Either way, the issue I take is with moralizing going faster than the speed limit. You might say it's the flow of traffic, but that just smells like justifying something that most drivers already want to do (go faster), instead of understanding the action (speeding) and its effect on the environment around us (increased danger, increased fuel consumption, increased noise pollution, etc).


Things must be crashing and burning over there in California with all the driverless cars.

Or you know, cars will just go the speed limit, 10 years from now and you won't even remember your brain simulated a shitty PID controller to hit some speed number subject to your irrational whims.


They won't.
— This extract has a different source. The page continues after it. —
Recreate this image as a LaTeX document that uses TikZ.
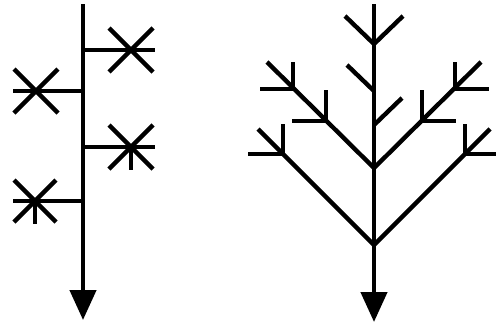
\documentclass[tikz,border=0pt]{standalone}
\usetikzlibrary{arrows.meta}
\begin{document}
\begin{tikzpicture}[x=1pt,y=-1pt,
  ln/.style={line width=4.4pt,black},
  stem/.style={ln,-{Triangle[length=30pt,width=26pt]}},
  line cap=butt]
\useasboundingbox (0,0) rectangle (496,324);
% ---------- left figure ----------
\coordinate (Lt) at (83,4);
\coordinate (Lb) at (83,320);
\draw[stem] (Lt) -- (Lb);
% star 1
\coordinate (s1) at (131,50);
\coordinate (j1) at (83,50);
\draw[ln] (j1) -- (155,50);
\draw[ln] ([shift={(-22,-22)}]s1) -- ([shift={(22,22)}]s1);
\draw[ln] ([shift={(22,-22)}]s1) -- ([shift={(-22,22)}]s1);
% star 2
\coordinate (s2) at (36,91);
\coordinate (j2) at (83,91);
\draw[ln] (j2) -- (13,91);
\draw[ln] ([shift={(-22,-22)}]s2) -- ([shift={(22,22)}]s2);
\draw[ln] ([shift={(22,-22)}]s2) -- ([shift={(-22,22)}]s2);
% star 3
\coordinate (s3) at (131,147);
\coordinate (j3) at (83,147);
\draw[ln] (j3) -- (155,147);
\draw[ln] ([shift={(-22,-22)}]s3) -- ([shift={(22,22)}]s3);
\draw[ln] ([shift={(22,-22)}]s3) -- ([shift={(-22,22)}]s3);
\draw[ln] (s3) -- ++(0,23);
% star 4
\coordinate (s4) at (35,201);
\coordinate (j4) at (83,201);
\draw[ln] (j4) -- (13,201);
\draw[ln] ([shift={(-21,-21)}]s4) -- ([shift={(21,21)}]s4);
\draw[ln] ([shift={(21,-21)}]s4) -- ([shift={(-21,21)}]s4);
\draw[ln] (s4) -- ++(0,23);
% ---------- right figure ----------
\coordinate (Rt) at (374,4);
\coordinate (Rb) at (374,322);
\draw[stem] (Rt) -- (Rb);
% top V
\coordinate (v0) at (374,44);
\draw[ln] (v0) -- (345,16);
\draw[ln] (v0) -- (403,16);
% small side twigs on stem
\coordinate (t1) at (374,91);
\draw[ln] (t1) -- (347,65);
\coordinate (t2) at (374,125);
\draw[ln] (t2) -- (402,98);
% upper junction
\coordinate (J1) at (374,168);
\coordinate (UL) at (267,62);
\coordinate (UR) at (481,62);
\draw[ln] (J1) -- (UL);
\draw[ln] (J1) -- (UR);
% nodes on upper-left branch
\coordinate (a1) at (326,121);
\draw[ln] (a1) -- (326,90); \draw[ln] (a1) -- (292,121);
\coordinate (a2) at (293,89);
\draw[ln] (a2) -- (293,62); \draw[ln] (a2) -- (260,89);
% nodes on upper-right branch
\coordinate (b1) at (422,121);
\draw[ln] (b1) -- (422,90); \draw[ln] (b1) -- (456,121);
\coordinate (b2) at (455,89);
\draw[ln] (b2) -- (455,62); \draw[ln] (b2) -- (489,89);
% lower junction
\coordinate (J2) at (374,245);
\coordinate (LL) at (258,129);
\coordinate (LR) at (490,129);
\draw[ln] (J2) -- (LL);
\draw[ln] (J2) -- (LR);
\coordinate (c1) at (283,154);
\draw[ln] (c1) -- (283,124); \draw[ln] (c1) -- (248,154);
\coordinate (d1) at (465,154);
\draw[ln] (d1) -- (465,124); \draw[ln] (d1) -- (496,154);
\end{tikzpicture}
\end{document}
The rich won't let you dictate how fast they can go, so ferraris will be exempt. The upper classes will 'illegaly' turn off the limiter on their teslas 250d, but no sane sheriff will dare to enforce the law here. Middle class will be loosely complaint, the same way they observe the speed limit laws today. Only the lower classes will have no choice but to drive the 'chopper cars'.


But if new cars were incapable of exceeding the limit, that wouldn't be true for long.


There are still tons of cars from the 90's and early 2000's on the road (in particular the '01 Camry), it'll be at least 20-30 years and anyone with a new car being limited is just going to be harassed for driving way too slow relative to traffic.


And even once this is over, I think it's pretty often the speed limits and not the people driving over them that are in the wrong. I don't think slowing everyone down is a useful goal unless we adjust the limits up first.


I agree, but I don't think that would be a good thing.

I suppose if the end result was that speed limits got adjusted up 5-10 mph to match the speed of the road it would be fine. I doubt this would happen in general, and I know it wouldn't happen universally.